Tampoco quiere usar la palabra normalidad Natalia Hurinenko. Antes del 24 de febrero, día en el que irrumpieron las tropas de Moscú, esta chica de 20 años llevaba una vida convencional como estudiante de gestión empresarial. Pero al empezar la guerra decidió que tenía que contribuir, así que hizo un curso de primeros auxilios y ahora viaja por distintas unidades militares para instruir a los soldados sobre cómo hacer torniquetes y lidiar con hemorragias masivas. El día anterior llegó de un centro a 30 kilómetros de la línea del frente, cerca de Severodonetsk, la localidad del este que los rusos ya controlan prácticamente en su totalidad. Reconoce que ha tenido problemas con sus padres porque no quieren que su hija se exponga a peligros. “Pero tengo que hacer algo por mi país”, dice con una sonrisa. En el parque está con su ordenador, haciendo deberes de su primera vida, pero dice que en cualquier momento la pueden llamar para que vuelva a la segunda, la de instructora de soldados. “No entiendo muy bien que aquí, en este parque, estemos haciendo como si no pasara nada”, se despide.

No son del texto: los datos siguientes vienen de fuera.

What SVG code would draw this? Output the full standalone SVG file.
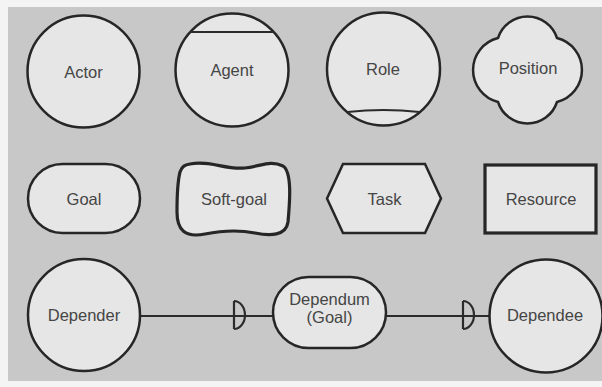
<svg xmlns="http://www.w3.org/2000/svg" width="602" height="387" viewBox="0 0 602 387">
  <style>
    .shape { fill: #e6e6e6; stroke: #262626; stroke-width: 2.5; }
    .thick { stroke-width: 3.2; }
    .edge { fill: none; stroke: #2b2b2b; stroke-width: 2.2; }
    .lbl { font-family: "Liberation Sans", Arial, sans-serif; font-size: 16.5px; fill: #454545; text-anchor: middle; }
  </style>
  <rect x="0" y="0" width="602" height="387" fill="#f4f4f4"/>
  <rect x="8" y="7" width="594" height="374" fill="#c8c8c8"/>

  <!-- row 1: actor kinds -->
  <g id="actor">
    <circle class="shape" cx="83.5" cy="71.5" r="56"/>
    <text class="lbl" x="83.5" y="78">Actor</text>
  </g>
  <g id="agent">
    <circle class="shape" cx="232" cy="70" r="56.5"/>
    <line class="edge" x1="190" y1="32" x2="274" y2="32" stroke-width="2.5"/>
    <text class="lbl" x="232" y="76">Agent</text>
  </g>
  <g id="role">
    <circle class="shape" cx="383.5" cy="69" r="56.5"/>
    <path class="edge" d="M 347.5 112 Q 383.5 108 419.5 112" stroke-width="2.5"/>
    <text class="lbl" x="383" y="75">Role</text>
  </g>
  <g id="position">
    <path class="shape" d="M 498 38 A 31 31 0 0 1 557 38 A 33 33 0 0 1 557 102 A 31 31 0 0 1 498 102 A 33 33 0 0 1 498 38 Z"/>
    <text class="lbl" x="528" y="74">Position</text>
  </g>

  <!-- row 2: intentional elements -->
  <g id="goal">
    <rect class="shape" x="28" y="164" width="112" height="69" rx="34.5"/>
    <text class="lbl" x="84" y="205">Goal</text>
  </g>
  <g id="softgoal">
    <path class="shape thick" d="M 190 164 C 210 160 225 170 245 168 C 262 166 270 160 283 166 C 292 172 290 200 288 222 C 286 236 270 236 255 233 C 240 230 225 230 205 234 C 185 238 177 230 177 212 C 177 195 178 180 180 172 C 182 166 185 165 190 164 Z"/>
    <text class="lbl" x="234" y="205">Soft-goal</text>
  </g>
  <g id="task">
    <polygon class="shape" points="343,164 425,164 441,198.5 425,233 343,233 327,198.5"/>
    <text class="lbl" x="384.5" y="205">Task</text>
  </g>
  <g id="resource">
    <rect class="shape thick" x="485" y="165" width="111" height="68"/>
    <text class="lbl" x="541" y="205">Resource</text>
  </g>

  <!-- row 3: dependency -->
  <g id="connectors">
    <line class="edge" x1="140" y1="316" x2="273" y2="316"/>
    <path class="edge" d="M 234 301 L 234 329 M 234 301 A 11 14 0 0 1 234 329" stroke-width="2.6"/>
    <line class="edge" x1="386" y1="316" x2="489.5" y2="316"/>
    <path class="edge" d="M 463 301 L 463 329 M 463 301 A 11 14 0 0 1 463 329" stroke-width="2.6"/>
  </g>
  <g id="depender">
    <circle class="shape" cx="84" cy="315" r="56"/>
    <text class="lbl" x="84" y="321">Depender</text>
  </g>
  <g id="dependum">
    <rect class="shape" x="273" y="277" width="113" height="71" rx="35.5"/>
    <text class="lbl" x="329.5" y="305">Dependum</text>
    <text class="lbl" x="329.5" y="323">(Goal)</text>
  </g>
  <g id="dependee">
    <circle class="shape" cx="546" cy="316" r="56.5"/>
    <text class="lbl" x="545" y="321">Dependee</text>
  </g>
</svg>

Un admirador de Jordi Savall
Porque es verdad que mientras la gente pasea, charla animadamente en los bancos o juega al ajedrez o al backgammon en el parque, las malas noticias no paran de llegar. Como que, según el alcalde de Mariupol, Vadim Boichenko, en la ciudad controlada por los rusos 100.000 personas no tienen acceso a agua potable; o que en Odesa, en el sur del país, se han registrado varias explosiones; o que los misiles rusos caídos en la provincia de Dnipró, en el sureste, han matado a tres personas. Taras Kempanichenko tiene noticias de primera mano sobre estas tragedias. En Ucrania es un conocido compositor que toca la lira y la bandurria. Se declara apasionado de la música barroca y del violagambista catalán Jordi Savall. Pero la guerra le ha obligado a cambiar los instrumentos por las armas. Al día siguiente irá al frente de Donbás. Una amiga suya acaba de enterarse de la muerte de su hijo en la guerra. Un caído más en una guerra que cada día cuesta la vida a más de 100 ucranios.

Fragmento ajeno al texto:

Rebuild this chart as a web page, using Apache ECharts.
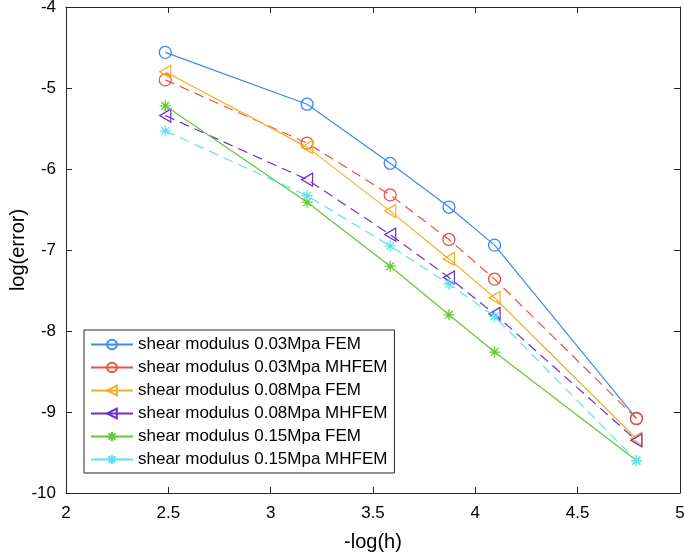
<!DOCTYPE html>
<html>
<head>
<meta charset="utf-8">
<script src="https://cdn.jsdelivr.net/npm/echarts@6/dist/echarts.min.js"></script>
<style>html,body{margin:0;padding:0;background:#fff;}#c{width:685px;height:556px;}</style>
</head>
<body>
<div id="c"></div>
<script>
const xValues = [2.485, 3.178, 3.584, 3.871, 4.094, 4.787];
const fem003 = [-4.56, -5.20, -5.93, -6.47, -6.94, -9.08];
const mhfem003 = [-4.90, -5.68, -6.32, -6.87, -7.36, -9.08];
const fem008 = [-4.80, -5.73, -6.52, -7.11, -7.59, -9.33];
const mhfem008 = [-5.34, -6.13, -6.81, -7.34, -7.79, -9.35];
const fem015 = [-5.22, -6.41, -7.20, -7.80, -8.26, -9.60];
const mhfem015 = [-5.53, -6.33, -6.95, -7.42, -7.82, -9.60];
const names = [
  'shear modulus 0.03Mpa FEM',
  'shear modulus 0.03Mpa MHFEM',
  'shear modulus 0.08Mpa FEM',
  'shear modulus 0.08Mpa MHFEM',
  'shear modulus 0.15Mpa FEM',
  'shear modulus 0.15Mpa MHFEM'
];
const xTicks = [2, 2.5, 3, 3.5, 4, 4.5, 5];
const yTicks = [-10, -9, -8, -7, -6, -5, -4];
const xTitle = '-log(h)';
const yTitle = 'log(error)';

const colors = ['#3a8af5', '#ef4f3a', '#f5ae2a', '#6c2fd2', '#62c92e', '#5fe1f2'];
const triLeft = 'path://M0,5 L10,0 L10,10 Z';
const star = 'path://M5,0 L5,10 M0,5 L10,5 M1.5,1.5 L8.5,8.5 M1.5,8.5 L8.5,1.5';
const symbols = ['circle', 'circle', triLeft, triLeft, star, star];
const sizes = [12, 12, [11, 13], [11, 13], 11, 11];
const dashed = [false, true, false, true, false, true];
const allData = [fem003, mhfem003, fem008, mhfem008, fem015, mhfem015];

const series = allData.map((vals, i) => ({
  name: names[i],
  type: 'line',
  data: vals.map((v, k) => [xValues[k], v]),
  symbol: symbols[i],
  symbolSize: sizes[i],
  showAllSymbol: true,
  lineStyle: { color: colors[i], width: 1.2, type: dashed[i] ? [10, 6] : 'solid' },
  itemStyle: { color: 'rgba(255,255,255,0)', borderColor: colors[i], borderWidth: 1.3 },
  emphasis: { disabled: true },
  z: 2 + i
}));

const axisColor = '#262626';
const font = 'Liberation Sans, Arial, Helvetica, sans-serif';
const chart = echarts.init(document.getElementById('c'));
chart.setOption({
  animation: false,
  backgroundColor: '#fff',
  grid: { left: 66, right: 5, top: 7, bottom: 63, containLabel: false, outerBoundsMode: 'none' },
  graphic: [{
    type: 'text',
    x: 18, y: 250,
    rotation: Math.PI / 2,
    style: { text: yTitle, fontSize: 20, fill: '#000', fontFamily: font,
      align: 'center', verticalAlign: 'middle' }
  }],
  xAxis: [{
    type: 'value', min: 2, max: 5, interval: 0.5, position: 'bottom',
    name: xTitle, nameLocation: 'middle', nameGap: 39,
    nameTextStyle: { fontSize: 20, color: '#000', fontFamily: font },
    axisLine: { show: true, onZero: false, lineStyle: { color: axisColor, width: 1 } },
    axisTick: { show: true, inside: true, length: 6, lineStyle: { color: axisColor } },
    axisLabel: { fontSize: 17, color: '#000', margin: 12, fontFamily: font, hideOverlap: false,
      formatter: v => xTicks.includes(v) ? String(v) : '' },
    splitLine: { show: false }
  }, {
    type: 'value', min: 2, max: 5, interval: 0.5, position: 'top',
    axisLine: { show: true, onZero: false, lineStyle: { color: axisColor, width: 1 } },
    axisTick: { show: true, inside: true, length: 6, lineStyle: { color: axisColor } },
    axisLabel: { show: false }, splitLine: { show: false }
  }],
  yAxis: [{
    type: 'value', min: -10, max: -4, interval: 1, position: 'left',
    axisLine: { show: true, onZero: false, lineStyle: { color: axisColor, width: 1 } },
    axisTick: { show: true, inside: true, length: 6, lineStyle: { color: axisColor } },
    axisLabel: { fontSize: 17, color: '#000', margin: 10, fontFamily: font,
      formatter: v => yTicks.includes(v) ? String(v) : '' },
    splitLine: { show: false }
  }, {
    type: 'value', min: -10, max: -4, interval: 1, position: 'right',
    axisLine: { show: true, onZero: false, lineStyle: { color: axisColor, width: 1 } },
    axisTick: { show: true, inside: true, length: 6, lineStyle: { color: axisColor } },
    axisLabel: { show: false }, splitLine: { show: false }
  }],
  legend: {
    data: names,
    orient: 'vertical',
    left: 84, top: 330,
    itemWidth: 42, itemHeight: 12, itemGap: 6,
    padding: [6, 7, 5, 6],
    borderColor: '#262626', borderWidth: 1,
    backgroundColor: '#fff',
    lineStyle: { type: 'solid' },
    textStyle: { fontSize: 17, color: '#000', fontFamily: font },
    selectedMode: false
  },
  series: series
});
</script>
</body>
</html>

Daniel Trubnikov, de 22 años, se hace fotos con tres amigos frente a la Universidad Nacional Shevchenko, en la que acaba de graduarse en Finanzas y Banca. Se le nota pletórico, pero a ratos parece avergonzarse de su alegría. ¿Cómo vas a celebrarlo? “Me gustaría ir a un club, pero están cerrados”, responde en un primer momento. Luego lo piensa mejor y añade: “Pero entiendo que en estas circunstancias estén cerrados. Realmente no tenemos ganas de festejos. Iremos a comer algo y ya está. Lo que queremos es empezar a trabajar para ganar dinero y poder hacer donaciones a nuestro ejército”. No queda muy claro si es lo que realmente piensa o lo que cree que debe responder ante un periodista extranjero. Pero sí deja claro que en Kiev sigue habiendo pocos motivos de celebración.